同様にして、方程式 \[\begin{equation} \PartialDiff{V_z(z,t)}{t} =\PartialDiff{\tau’_{zz}(z,t)}{z} \label{eq.motion.z.continuous} \end{equation}\] \[\begin{equation} \PartialDiff{\tau’_{zz}(z,t)}{t} =V_p(z)^2\PartialDiff{V_z(z,t)}{z} \label{eq.constitutive.z.continuous} \end{equation}\] を離散化して時間発展方程式の形に書き直すと \[\begin{eqnarray} V_z(z_o+i\Delta z,(k+1)\Delta t) &=& V_z(z_o+i\Delta z,k\Delta t) \nonumber \\ & & +\frac{\Delta t}{\Delta z}\left[ \tau’_{zz}(z_o+(i+1/2)\Delta z,(k+1/2)\Delta t) \right. \nonumber \\ & & \left. -\tau’_{zz}(z_o+(i-1/2)\Delta z,(k+1/2)\Delta t) \right] \label{eq.V_z.evolution} \end{eqnarray}\] \[\begin{eqnarray} \tau’_{zz}(z_o+(i+1/2)\Delta z,(k+1/2)\Delta t) &=& \tau’_{zz}(z_o+(i+1/2)\Delta z,(k-1/2)\Delta t) \nonumber \\ & & +\frac{\Delta t}{\Delta z}V_p(z_o+(i+1/2)\Delta z)^2 \nonumber \\ & & \left[ V_z(z_o+(i+1)\Delta z,k\Delta t) \right. \nonumber \\ & & \left. -V_z(z_o+i\Delta z,k\Delta t) \right] \label{eq.tau_zz.evolution} \end{eqnarray}\] となる。
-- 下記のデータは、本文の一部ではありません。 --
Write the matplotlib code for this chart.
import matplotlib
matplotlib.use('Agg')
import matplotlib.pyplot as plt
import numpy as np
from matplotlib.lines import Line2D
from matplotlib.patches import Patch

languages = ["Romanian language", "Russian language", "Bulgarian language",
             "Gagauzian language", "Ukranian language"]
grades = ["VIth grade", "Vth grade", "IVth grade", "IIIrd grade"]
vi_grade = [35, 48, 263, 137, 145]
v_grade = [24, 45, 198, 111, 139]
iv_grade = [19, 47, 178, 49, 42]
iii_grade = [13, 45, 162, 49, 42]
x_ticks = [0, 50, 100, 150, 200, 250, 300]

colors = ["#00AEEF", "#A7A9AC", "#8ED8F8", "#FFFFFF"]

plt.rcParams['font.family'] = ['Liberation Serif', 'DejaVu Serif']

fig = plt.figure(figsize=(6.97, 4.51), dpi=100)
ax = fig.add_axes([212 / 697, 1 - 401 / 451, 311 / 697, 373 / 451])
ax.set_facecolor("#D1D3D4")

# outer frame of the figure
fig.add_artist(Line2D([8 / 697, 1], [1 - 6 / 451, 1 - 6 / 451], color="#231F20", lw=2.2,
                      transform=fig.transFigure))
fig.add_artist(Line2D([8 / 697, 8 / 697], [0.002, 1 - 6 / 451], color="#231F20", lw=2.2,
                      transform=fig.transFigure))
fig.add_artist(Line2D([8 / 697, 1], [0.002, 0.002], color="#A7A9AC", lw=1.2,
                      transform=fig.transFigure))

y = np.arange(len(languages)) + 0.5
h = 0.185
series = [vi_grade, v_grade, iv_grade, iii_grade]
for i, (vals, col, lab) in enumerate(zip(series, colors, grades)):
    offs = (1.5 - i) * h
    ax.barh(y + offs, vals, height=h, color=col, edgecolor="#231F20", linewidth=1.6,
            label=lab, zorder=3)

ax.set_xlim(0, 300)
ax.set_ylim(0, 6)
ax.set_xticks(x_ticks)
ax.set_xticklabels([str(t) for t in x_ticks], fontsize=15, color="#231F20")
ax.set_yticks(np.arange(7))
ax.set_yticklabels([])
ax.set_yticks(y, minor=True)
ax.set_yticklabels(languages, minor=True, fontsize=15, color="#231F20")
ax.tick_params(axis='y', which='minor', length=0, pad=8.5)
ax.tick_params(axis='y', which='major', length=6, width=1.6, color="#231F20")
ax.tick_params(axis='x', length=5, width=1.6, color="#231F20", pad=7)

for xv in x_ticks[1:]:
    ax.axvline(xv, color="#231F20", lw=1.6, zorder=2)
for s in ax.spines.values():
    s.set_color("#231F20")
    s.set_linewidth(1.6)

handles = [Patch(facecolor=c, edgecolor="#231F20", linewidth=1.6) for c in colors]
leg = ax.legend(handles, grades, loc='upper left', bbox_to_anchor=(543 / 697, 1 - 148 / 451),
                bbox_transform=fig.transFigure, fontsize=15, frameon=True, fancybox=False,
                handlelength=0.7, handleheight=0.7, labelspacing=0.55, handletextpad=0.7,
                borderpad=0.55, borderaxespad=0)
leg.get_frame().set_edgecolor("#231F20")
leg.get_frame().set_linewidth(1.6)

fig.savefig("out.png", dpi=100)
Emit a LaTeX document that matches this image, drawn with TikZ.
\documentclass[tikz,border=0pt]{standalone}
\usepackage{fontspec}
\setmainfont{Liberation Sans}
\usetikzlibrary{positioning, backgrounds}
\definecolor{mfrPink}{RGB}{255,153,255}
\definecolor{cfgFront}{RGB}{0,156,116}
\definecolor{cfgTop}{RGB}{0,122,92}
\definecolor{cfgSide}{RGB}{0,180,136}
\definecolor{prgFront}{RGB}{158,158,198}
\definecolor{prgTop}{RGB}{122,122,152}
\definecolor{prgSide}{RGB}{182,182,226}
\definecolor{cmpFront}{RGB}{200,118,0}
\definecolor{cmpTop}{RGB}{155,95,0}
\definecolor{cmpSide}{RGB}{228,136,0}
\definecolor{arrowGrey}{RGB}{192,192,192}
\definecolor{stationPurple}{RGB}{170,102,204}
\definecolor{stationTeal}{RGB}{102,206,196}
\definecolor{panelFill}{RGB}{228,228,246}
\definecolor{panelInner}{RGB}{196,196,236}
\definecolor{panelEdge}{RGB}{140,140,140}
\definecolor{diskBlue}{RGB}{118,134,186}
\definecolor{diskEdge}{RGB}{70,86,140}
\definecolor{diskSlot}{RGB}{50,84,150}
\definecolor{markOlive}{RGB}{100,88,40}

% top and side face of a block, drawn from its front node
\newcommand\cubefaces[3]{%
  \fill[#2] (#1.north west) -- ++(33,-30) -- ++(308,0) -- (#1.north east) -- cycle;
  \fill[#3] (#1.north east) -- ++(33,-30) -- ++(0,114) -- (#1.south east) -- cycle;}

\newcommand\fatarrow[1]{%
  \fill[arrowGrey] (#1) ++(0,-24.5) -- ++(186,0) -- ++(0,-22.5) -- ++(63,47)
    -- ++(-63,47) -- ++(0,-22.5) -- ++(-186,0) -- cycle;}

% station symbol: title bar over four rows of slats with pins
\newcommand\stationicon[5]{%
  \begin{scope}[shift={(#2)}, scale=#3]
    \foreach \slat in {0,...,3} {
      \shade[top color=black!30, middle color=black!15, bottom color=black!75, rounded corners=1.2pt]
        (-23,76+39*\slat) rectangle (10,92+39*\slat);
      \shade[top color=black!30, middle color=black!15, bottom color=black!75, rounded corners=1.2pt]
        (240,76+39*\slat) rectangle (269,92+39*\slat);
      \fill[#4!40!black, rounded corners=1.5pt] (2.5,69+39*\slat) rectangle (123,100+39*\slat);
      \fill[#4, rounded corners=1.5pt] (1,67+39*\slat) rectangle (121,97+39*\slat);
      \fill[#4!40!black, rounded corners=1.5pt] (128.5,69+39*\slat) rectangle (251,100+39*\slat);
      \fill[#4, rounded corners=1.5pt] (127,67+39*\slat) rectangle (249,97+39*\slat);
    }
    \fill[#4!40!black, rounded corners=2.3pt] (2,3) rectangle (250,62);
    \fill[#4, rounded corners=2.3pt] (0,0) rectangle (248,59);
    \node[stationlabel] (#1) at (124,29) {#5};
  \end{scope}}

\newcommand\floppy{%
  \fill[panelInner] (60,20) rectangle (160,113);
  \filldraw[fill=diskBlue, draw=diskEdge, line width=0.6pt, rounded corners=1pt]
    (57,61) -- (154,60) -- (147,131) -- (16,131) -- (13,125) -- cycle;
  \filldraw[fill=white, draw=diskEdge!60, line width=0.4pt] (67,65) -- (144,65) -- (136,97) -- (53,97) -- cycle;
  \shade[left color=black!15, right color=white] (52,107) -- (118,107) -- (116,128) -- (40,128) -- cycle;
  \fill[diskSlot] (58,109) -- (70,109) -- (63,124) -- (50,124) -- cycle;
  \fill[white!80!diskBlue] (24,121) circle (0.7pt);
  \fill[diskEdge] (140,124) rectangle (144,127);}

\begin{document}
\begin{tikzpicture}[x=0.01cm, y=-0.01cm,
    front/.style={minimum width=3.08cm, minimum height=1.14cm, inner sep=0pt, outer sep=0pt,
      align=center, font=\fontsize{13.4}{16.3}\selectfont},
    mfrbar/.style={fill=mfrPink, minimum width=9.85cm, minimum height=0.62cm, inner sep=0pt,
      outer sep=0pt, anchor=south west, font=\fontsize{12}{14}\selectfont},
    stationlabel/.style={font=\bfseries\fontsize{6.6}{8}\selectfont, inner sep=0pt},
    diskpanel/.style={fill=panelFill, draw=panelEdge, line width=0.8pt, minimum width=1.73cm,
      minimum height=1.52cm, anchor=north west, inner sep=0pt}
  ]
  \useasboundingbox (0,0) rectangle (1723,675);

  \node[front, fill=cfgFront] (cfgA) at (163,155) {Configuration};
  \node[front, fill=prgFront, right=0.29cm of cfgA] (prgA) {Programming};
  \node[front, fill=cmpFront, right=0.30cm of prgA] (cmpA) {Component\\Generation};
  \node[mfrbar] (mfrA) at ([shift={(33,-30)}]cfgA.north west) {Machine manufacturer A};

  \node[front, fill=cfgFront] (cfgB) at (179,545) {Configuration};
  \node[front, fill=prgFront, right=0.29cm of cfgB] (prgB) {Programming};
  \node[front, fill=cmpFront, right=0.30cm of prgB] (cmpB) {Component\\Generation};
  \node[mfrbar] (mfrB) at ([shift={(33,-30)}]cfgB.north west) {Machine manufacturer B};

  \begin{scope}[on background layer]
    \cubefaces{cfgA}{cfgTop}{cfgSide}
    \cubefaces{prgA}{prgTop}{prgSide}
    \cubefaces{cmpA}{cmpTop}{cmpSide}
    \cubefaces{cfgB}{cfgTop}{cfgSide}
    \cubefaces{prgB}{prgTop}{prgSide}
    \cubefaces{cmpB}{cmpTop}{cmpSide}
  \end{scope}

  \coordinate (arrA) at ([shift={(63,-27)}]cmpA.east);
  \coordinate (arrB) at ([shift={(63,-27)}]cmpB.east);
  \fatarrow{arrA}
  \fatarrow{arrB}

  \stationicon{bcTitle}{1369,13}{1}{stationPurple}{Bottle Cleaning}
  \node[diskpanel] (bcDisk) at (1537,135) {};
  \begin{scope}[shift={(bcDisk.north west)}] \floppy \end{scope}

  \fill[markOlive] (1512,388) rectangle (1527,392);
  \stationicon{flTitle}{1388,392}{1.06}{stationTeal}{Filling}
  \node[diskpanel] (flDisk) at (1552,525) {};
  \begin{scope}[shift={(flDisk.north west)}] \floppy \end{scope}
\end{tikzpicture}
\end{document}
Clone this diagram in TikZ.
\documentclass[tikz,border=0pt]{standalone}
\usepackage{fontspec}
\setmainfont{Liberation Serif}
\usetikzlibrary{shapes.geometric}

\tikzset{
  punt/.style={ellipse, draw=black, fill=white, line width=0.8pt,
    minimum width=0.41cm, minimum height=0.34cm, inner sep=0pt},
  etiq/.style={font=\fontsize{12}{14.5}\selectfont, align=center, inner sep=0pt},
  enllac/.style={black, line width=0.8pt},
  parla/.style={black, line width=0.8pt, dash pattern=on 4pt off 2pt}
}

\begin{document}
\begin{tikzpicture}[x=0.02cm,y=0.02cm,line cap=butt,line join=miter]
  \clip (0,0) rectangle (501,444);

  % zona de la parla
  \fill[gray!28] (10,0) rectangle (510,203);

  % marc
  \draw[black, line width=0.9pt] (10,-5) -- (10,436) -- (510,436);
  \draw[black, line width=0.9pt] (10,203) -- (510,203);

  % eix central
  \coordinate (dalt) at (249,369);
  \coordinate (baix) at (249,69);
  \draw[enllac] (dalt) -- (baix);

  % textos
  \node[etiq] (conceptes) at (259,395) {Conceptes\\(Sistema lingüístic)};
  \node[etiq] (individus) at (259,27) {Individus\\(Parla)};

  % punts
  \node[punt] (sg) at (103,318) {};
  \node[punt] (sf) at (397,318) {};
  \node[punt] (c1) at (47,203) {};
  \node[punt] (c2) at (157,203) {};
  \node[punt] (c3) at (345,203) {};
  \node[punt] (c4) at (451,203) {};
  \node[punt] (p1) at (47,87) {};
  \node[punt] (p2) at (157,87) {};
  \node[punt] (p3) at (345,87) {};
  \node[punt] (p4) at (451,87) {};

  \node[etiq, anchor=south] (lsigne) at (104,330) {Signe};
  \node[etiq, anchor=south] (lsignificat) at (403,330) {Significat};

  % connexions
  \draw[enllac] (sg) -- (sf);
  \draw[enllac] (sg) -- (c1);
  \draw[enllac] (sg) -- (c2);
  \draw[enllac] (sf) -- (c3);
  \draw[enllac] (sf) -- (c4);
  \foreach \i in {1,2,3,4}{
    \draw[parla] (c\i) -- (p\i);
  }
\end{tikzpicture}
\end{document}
In the same way, Eqs. (\ref{eq.motion.z.continuous}) and (\ref{eq.constitutive.z.continuous}) can be discretized and arranged to temporal evolution forms as Eqs. (\ref{eq.V_z.evolution}) and (\ref{eq.tau_zz.evolution}), respectively.